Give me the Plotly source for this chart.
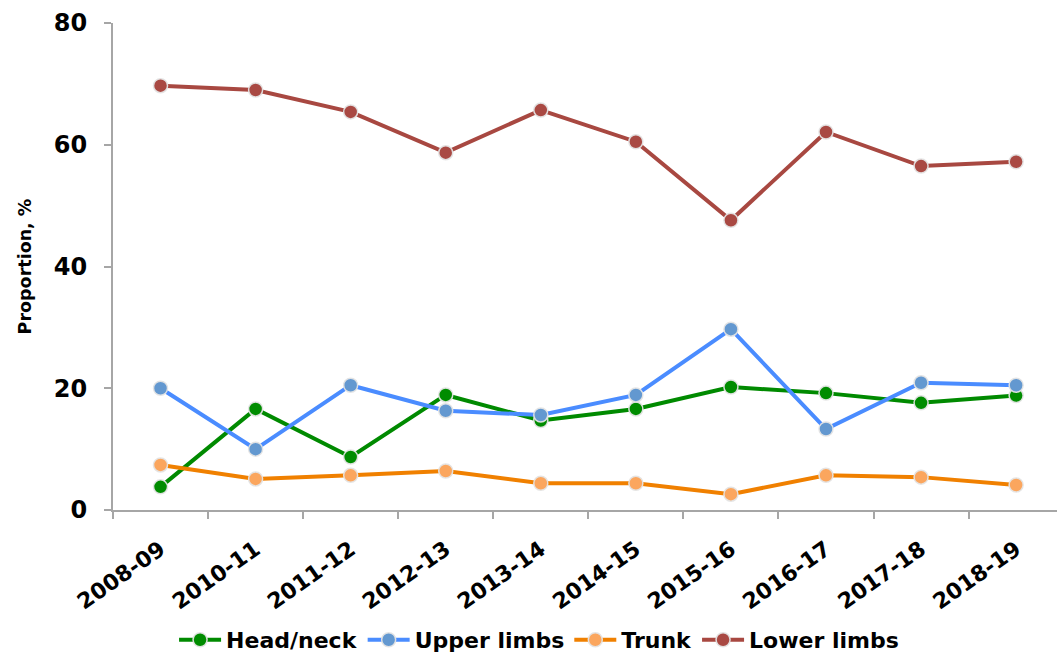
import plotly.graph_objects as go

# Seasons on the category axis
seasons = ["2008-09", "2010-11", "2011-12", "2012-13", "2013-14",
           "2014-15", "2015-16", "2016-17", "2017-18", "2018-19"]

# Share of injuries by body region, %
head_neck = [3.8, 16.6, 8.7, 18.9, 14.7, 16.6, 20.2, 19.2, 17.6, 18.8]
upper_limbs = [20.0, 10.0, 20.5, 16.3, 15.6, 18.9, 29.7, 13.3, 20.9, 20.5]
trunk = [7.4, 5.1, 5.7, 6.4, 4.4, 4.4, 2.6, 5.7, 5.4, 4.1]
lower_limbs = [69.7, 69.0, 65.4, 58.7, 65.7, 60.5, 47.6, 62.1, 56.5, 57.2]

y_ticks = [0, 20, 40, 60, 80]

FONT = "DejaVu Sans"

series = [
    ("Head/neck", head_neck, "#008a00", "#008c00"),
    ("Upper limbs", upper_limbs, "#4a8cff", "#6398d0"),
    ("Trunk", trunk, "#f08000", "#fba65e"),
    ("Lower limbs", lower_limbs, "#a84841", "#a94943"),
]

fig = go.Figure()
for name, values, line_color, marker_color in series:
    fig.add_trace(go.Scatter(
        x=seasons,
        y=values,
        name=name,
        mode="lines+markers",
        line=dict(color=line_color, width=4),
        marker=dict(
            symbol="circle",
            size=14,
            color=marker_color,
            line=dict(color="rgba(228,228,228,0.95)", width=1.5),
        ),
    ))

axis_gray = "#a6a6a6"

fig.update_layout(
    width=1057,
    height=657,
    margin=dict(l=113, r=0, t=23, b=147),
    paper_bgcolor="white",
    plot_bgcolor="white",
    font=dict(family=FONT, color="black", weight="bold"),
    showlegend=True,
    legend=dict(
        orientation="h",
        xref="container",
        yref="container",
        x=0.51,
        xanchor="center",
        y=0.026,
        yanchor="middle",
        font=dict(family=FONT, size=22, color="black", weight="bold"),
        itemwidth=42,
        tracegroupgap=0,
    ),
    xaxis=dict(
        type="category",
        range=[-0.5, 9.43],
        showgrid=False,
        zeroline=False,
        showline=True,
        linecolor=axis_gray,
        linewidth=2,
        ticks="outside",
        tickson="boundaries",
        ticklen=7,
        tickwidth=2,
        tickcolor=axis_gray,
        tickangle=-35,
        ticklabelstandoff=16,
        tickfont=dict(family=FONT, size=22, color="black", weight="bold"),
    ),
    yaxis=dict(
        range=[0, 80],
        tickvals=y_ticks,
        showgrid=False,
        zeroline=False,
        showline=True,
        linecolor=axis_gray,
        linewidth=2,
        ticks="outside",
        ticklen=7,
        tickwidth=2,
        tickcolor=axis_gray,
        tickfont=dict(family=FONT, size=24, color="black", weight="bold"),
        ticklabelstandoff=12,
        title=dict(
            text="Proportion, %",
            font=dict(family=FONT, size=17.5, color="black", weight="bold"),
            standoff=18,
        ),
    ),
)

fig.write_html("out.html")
•••
*PROBLEM DETAILS*. Copy out all the data exactly; skip the pictures.

*WRITTEN ANSWER*.
Give me the Plotly source for this chart.
import plotly.graph_objects as go

# Seasons on the category axis
seasons = ["2008-09", "2010-11", "2011-12", "2012-13", "2013-14",
           "2014-15", "2015-16", "2016-17", "2017-18", "2018-19"]

# Share of injuries by body region, %
head_neck = [3.8, 16.6, 8.7, 18.9, 14.7, 16.6, 20.2, 19.2, 17.6, 18.8]
upper_limbs = [20.0, 10.0, 20.5, 16.3, 15.6, 18.9, 29.7, 13.3, 20.9, 20.5]
trunk = [7.4, 5.1, 5.7, 6.4, 4.4, 4.4, 2.6, 5.7, 5.4, 4.1]
lower_limbs = [69.7, 69.0, 65.4, 58.7, 65.7, 60.5, 47.6, 62.1, 56.5, 57.2]

y_ticks = [0, 20, 40, 60, 80]

FONT = "DejaVu Sans"

series = [
    ("Head/neck", head_neck, "#008a00", "#008c00"),
    ("Upper limbs", upper_limbs, "#4a8cff", "#6398d0"),
    ("Trunk", trunk, "#f08000", "#fba65e"),
    ("Lower limbs", lower_limbs, "#a84841", "#a94943"),
]

fig = go.Figure()
for name, values, line_color, marker_color in series:
    fig.add_trace(go.Scatter(
        x=seasons,
        y=values,
        name=name,
        mode="lines+markers",
        line=dict(color=line_color, width=4),
        marker=dict(
            symbol="circle",
            size=14,
            color=marker_color,
            line=dict(color="rgba(228,228,228,0.95)", width=1.5),
        ),
    ))

axis_gray = "#a6a6a6"

fig.update_layout(
    width=1057,
    height=657,
    margin=dict(l=113, r=0, t=23, b=147),
    paper_bgcolor="white",
    plot_bgcolor="white",
    font=dict(family=FONT, color="black", weight="bold"),
    showlegend=True,
    legend=dict(
        orientation="h",
        xref="container",
        yref="container",
        x=0.51,
        xanchor="center",
        y=0.026,
        yanchor="middle",
        font=dict(family=FONT, size=22, color="black", weight="bold"),
        itemwidth=42,
        tracegroupgap=0,
    ),
    xaxis=dict(
        type="category",
        range=[-0.5, 9.43],
        showgrid=False,
        zeroline=False,
        showline=True,
        linecolor=axis_gray,
        linewidth=2,
        ticks="outside",
        tickson="boundaries",
        ticklen=7,
        tickwidth=2,
        tickcolor=axis_gray,
        tickangle=-35,
        ticklabelstandoff=16,
        tickfont=dict(family=FONT, size=22, color="black", weight="bold"),
    ),
    yaxis=dict(
        range=[0, 80],
        tickvals=y_ticks,
        showgrid=False,
        zeroline=False,
        showline=True,
        linecolor=axis_gray,
        linewidth=2,
        ticks="outside",
        ticklen=7,
        tickwidth=2,
        tickcolor=axis_gray,
        tickfont=dict(family=FONT, size=24, color="black", weight="bold"),
        ticklabelstandoff=12,
        title=dict(
            text="Proportion, %",
            font=dict(family=FONT, size=17.5, color="black", weight="bold"),
            standoff=18,
        ),
    ),
)

fig.write_html("out.html")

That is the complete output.